### Information shown
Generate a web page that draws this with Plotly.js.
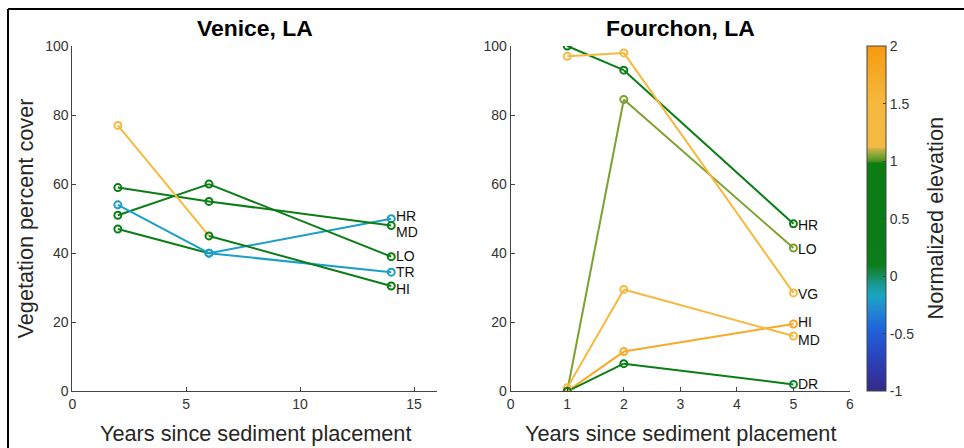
<!DOCTYPE html>
<html><head><meta charset="utf-8">
<script src="https://cdn.plot.ly/plotly-3.0.1.min.js"></script>
<style>html,body{margin:0;padding:0;background:#fff}#chart{width:964px;height:448px}</style>
</head><body><div id="chart"></div>
<script>
// ---------- DATA ----------
// Venice, LA
const veniceYears = [2, 6, 14];
const veniceHR = [47, 40, 50];     const veniceHRElev = [0.5, -0.2, -0.2];
const veniceMD = [59, 55, 48];     const veniceMDElev = [0.5, 0.5, 0.5];
const veniceLO = [51, 60, 39];     const veniceLOElev = [0.5, 0.5, 0.5];
const veniceTR = [54, 40, 34.5];   const veniceTRElev = [-0.2, -0.2, -0.2];
const veniceHI = [77, 45, 30.5];   const veniceHIElev = [1.35, 0.5, 0.5];

// Fourchon, LA
const fourchonYears = [1, 2, 5];
const fourchonHR = [100, 93, 48.5]; const fourchonHRElev = [0.5, 0.5, 0.5];
const fourchonLO = [0, 84.5, 41.5]; const fourchonLOElev = [1.04, 1.04, 1.04];
const fourchonVG = [97, 98, 28.5];  const fourchonVGElev = [1.35, 1.35, 1.35];
const fourchonHI = [0, 11.5, 19.5]; const fourchonHIElev = [1.75, 1.75, 1.75];
const fourchonMD = [1, 29.5, 16];   const fourchonMDElev = [1.35, 1.35, 1.35];
const fourchonDR = [0, 8, 2];       const fourchonDRElev = [0.5, 0.5, 0.05];

const cbTickVals = [-1, -0.5, 0, 0.5, 1, 1.5, 2];
const cbTickText = ['-1', '-0.5', '0', '0.5', '1', '1.5', '2'];

// ---------- STYLE ----------
const FONT = 'Liberation Sans, Arial, Helvetica, sans-serif';
const cmin = -1, cmax = 2;
const colorscale = [
  [0.0, '#352A87'], [0.0667, '#2E3AAE'], [0.1333, '#2650CC'], [0.1833, '#1E66DA'],
  [0.2333, '#2386D2'], [0.2733, '#1AA4C4'], [0.3067, '#169B98'], [0.3333, '#178C5C'],
  [0.3667, '#0B7D1A'], [0.66, '#0B7D12'], [0.6667, '#4E9322'], [0.6833, '#86A633'],
  [0.70, '#C2AF45'], [0.7067, '#F5BA44'], [0.8333, '#F6B83E'], [1.0, '#F79A10']
];
function hex(h){return [parseInt(h.slice(1,3),16),parseInt(h.slice(3,5),16),parseInt(h.slice(5,7),16)];}
function colorAt(v){
  const t = Math.max(0, Math.min(1, (v - cmin) / (cmax - cmin)));
  for (let i = 0; i < colorscale.length - 1; i++) {
    const a = colorscale[i], b = colorscale[i+1];
    if (t >= a[0] && t <= b[0]) {
      const f = (t - a[0]) / (b[0] - a[0] || 1);
      const ca = hex(a[1]), cb = hex(b[1]);
      return 'rgb(' + ca.map((c, k) => Math.round(c + (cb[k] - c) * f)).join(',') + ')';
    }
  }
  return colorscale[colorscale.length-1][1];
}

const lineTraces = [], markerTraces = [], annotations = [];
const labelFont = {family: FONT, size: 14, color: '#111'};

function addSite(name, xa, ya, years, cover, elev, yshift) {
  for (let i = 0; i < years.length - 1; i++) {
    lineTraces.push({
      x: [years[i], years[i+1]], y: [cover[i], cover[i+1]], xaxis: xa, yaxis: ya,
      mode: 'lines', line: {color: colorAt(elev[i]), width: 2},
      hoverinfo: 'skip', showlegend: false
    });
  }
  markerTraces.push({
    x: years, y: cover, xaxis: xa, yaxis: ya, mode: 'markers', name: name,
    marker: {symbol: 'circle-open', size: 7, color: elev, colorscale: colorscale,
             cmin: cmin, cmax: cmax, line: {width: 2}, showscale: false},
    showlegend: false
  });
  const n = years.length - 1;
  annotations.push({
    xref: xa, yref: ya, x: years[n], y: cover[n], text: name, showarrow: false,
    xanchor: 'left', yanchor: 'middle', xshift: 4, yshift: yshift, font: labelFont,
    borderpad: 0
  });
}

addSite('HR', 'x', 'y', veniceYears, veniceHR, veniceHRElev, 3);
addSite('MD', 'x', 'y', veniceYears, veniceMD, veniceMDElev, -6);
addSite('LO', 'x', 'y', veniceYears, veniceLO, veniceLOElev, 1);
addSite('TR', 'x', 'y', veniceYears, veniceTR, veniceTRElev, 0);
addSite('HI', 'x', 'y', veniceYears, veniceHI, veniceHIElev, -3);

addSite('HR', 'x2', 'y2', fourchonYears, fourchonHR, fourchonHRElev, -1);
addSite('LO', 'x2', 'y2', fourchonYears, fourchonLO, fourchonLOElev, -1);
addSite('VG', 'x2', 'y2', fourchonYears, fourchonVG, fourchonVGElev, -1.5);
addSite('HI', 'x2', 'y2', fourchonYears, fourchonHI, fourchonHIElev, 2);
addSite('MD', 'x2', 'y2', fourchonYears, fourchonMD, fourchonMDElev, -4);
addSite('DR', 'x2', 'y2', fourchonYears, fourchonDR, fourchonDRElev, 0);

// colorbar on one marker trace
const cbTrace = markerTraces[markerTraces.length - 1];
cbTrace.marker.showscale = true;
cbTrace.marker.colorbar = {
  thickness: 19, thicknessmode: 'pixels', len: 345.3/448, lenmode: 'fraction',
  x: 866.7/964, xanchor: 'left', y: 56.7/448, yanchor: 'bottom', xpad: 0, ypad: 0,
  outlinewidth: 1, outlinecolor: '#444', ticks: 'inside', ticklen: 3, tickcolor: '#444',
  tickvals: cbTickVals, ticktext: cbTickText,
  tickfont: {family: FONT, size: 14, color: '#333'}
};

const W = 964, H = 448;
const axTitleFont = {family: FONT, size: 21.7, color: '#262626'};
const titleFont = {family: FONT, size: 22.9, color: '#000', weight: 'bold'};
const tickFont = {family: FONT, size: 14, color: '#333'};
const axCommon = {
  showline: true, linecolor: '#444', linewidth: 1, ticks: 'inside', ticklen: 4,
  tickcolor: '#444', showgrid: false, zeroline: false, tickfont: tickFont, fixedrange: true
};

annotations.push(
  {xref: 'paper', yref: 'paper', x: 254.5/W, y: 1 - 28/H, text: '<b>Venice, LA</b>', showarrow: false,
   xanchor: 'center', yanchor: 'middle', font: titleFont},
  {xref: 'paper', yref: 'paper', x: 680.5/W, y: 1 - 28/H, text: '<b>Fourchon, LA</b>', showarrow: false,
   xanchor: 'center', yanchor: 'middle', font: titleFont},
  {xref: 'paper', yref: 'paper', x: 255.5/W, y: 1 - 433/H, text: 'Years since sediment placement', showarrow: false,
   xanchor: 'center', yanchor: 'middle', font: axTitleFont},
  {xref: 'paper', yref: 'paper', x: 680.5/W, y: 1 - 433/H, text: 'Years since sediment placement', showarrow: false,
   xanchor: 'center', yanchor: 'middle', font: axTitleFont},
  {xref: 'paper', yref: 'paper', x: 25/W, y: 1 - 218.5/H, text: 'Vegetation percent cover', showarrow: false,
   textangle: -90, xanchor: 'center', yanchor: 'middle', font: axTitleFont},
  {xref: 'paper', yref: 'paper', x: 935/W, y: 1 - 218.5/H, text: 'Normalized elevation', showarrow: false,
   textangle: -90, xanchor: 'center', yanchor: 'middle', font: axTitleFont}
);

const layout = {
  width: W, height: H, margin: {l: 0, r: 0, t: 0, b: 0},
  paper_bgcolor: '#fff', plot_bgcolor: 'rgba(0,0,0,0)', showlegend: false,
  font: {family: FONT},
  xaxis: Object.assign({}, axCommon, {domain: [72.3/W, 436.8/W], range: [0, 16], tickvals: [0, 5, 10, 15], anchor: 'y'}),
  yaxis: Object.assign({}, axCommon, {domain: [56.7/H, 402/H], range: [0, 100], tickvals: [0, 20, 40, 60, 80, 100], anchor: 'x'}),
  xaxis2: Object.assign({}, axCommon, {domain: [510.7/W, 850/W], range: [0, 6], tickvals: [0, 1, 2, 3, 4, 5, 6], anchor: 'y2'}),
  yaxis2: Object.assign({}, axCommon, {domain: [56.7/H, 402/H], range: [0, 100], tickvals: [0, 20, 40, 60, 80, 100], anchor: 'x2'}),
  annotations: annotations,
  shapes: [
    {type: 'line', xref: 'paper', yref: 'paper', x0: 8/W, x1: 1, y0: 1 - 9/H, y1: 1 - 9/H, line: {color: '#000', width: 2}},
    {type: 'line', xref: 'paper', yref: 'paper', x0: 8/W, x1: 8/W, y0: 0, y1: 1 - 9/H, line: {color: '#000', width: 2}}
  ]
};

Plotly.newPlot('chart', lineTraces.concat(markerTraces), layout, {displayModeBar: false, staticPlot: true});
</script>
</body></html>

### Aim
From the first line above to the line containing "const cbTickText = ['-1', '-0.5', '0', '0.5', '1', '1.5', '2'];", repeat each line exactly. Pictures stay out.

### Output for this task
Generate a web page that draws this with Plotly.js.
<!DOCTYPE html>
<html><head><meta charset="utf-8">
<script src="https://cdn.plot.ly/plotly-3.0.1.min.js"></script>
<style>html,body{margin:0;padding:0;background:#fff}#chart{width:964px;height:448px}</style>
</head><body><div id="chart"></div>
<script>
// ---------- DATA ----------
// Venice, LA
const veniceYears = [2, 6, 14];
const veniceHR = [47, 40, 50];     const veniceHRElev = [0.5, -0.2, -0.2];
const veniceMD = [59, 55, 48];     const veniceMDElev = [0.5, 0.5, 0.5];
const veniceLO = [51, 60, 39];     const veniceLOElev = [0.5, 0.5, 0.5];
const veniceTR = [54, 40, 34.5];   const veniceTRElev = [-0.2, -0.2, -0.2];
const veniceHI = [77, 45, 30.5];   const veniceHIElev = [1.35, 0.5, 0.5];

// Fourchon, LA
const fourchonYears = [1, 2, 5];
const fourchonHR = [100, 93, 48.5]; const fourchonHRElev = [0.5, 0.5, 0.5];
const fourchonLO = [0, 84.5, 41.5]; const fourchonLOElev = [1.04, 1.04, 1.04];
const fourchonVG = [97, 98, 28.5];  const fourchonVGElev = [1.35, 1.35, 1.35];
const fourchonHI = [0, 11.5, 19.5]; const fourchonHIElev = [1.75, 1.75, 1.75];
const fourchonMD = [1, 29.5, 16];   const fourchonMDElev = [1.35, 1.35, 1.35];
const fourchonDR = [0, 8, 2];       const fourchonDRElev = [0.5, 0.5, 0.05];

const cbTickVals = [-1, -0.5, 0, 0.5, 1, 1.5, 2];
const cbTickText = ['-1', '-0.5', '0', '0.5', '1', '1.5', '2'];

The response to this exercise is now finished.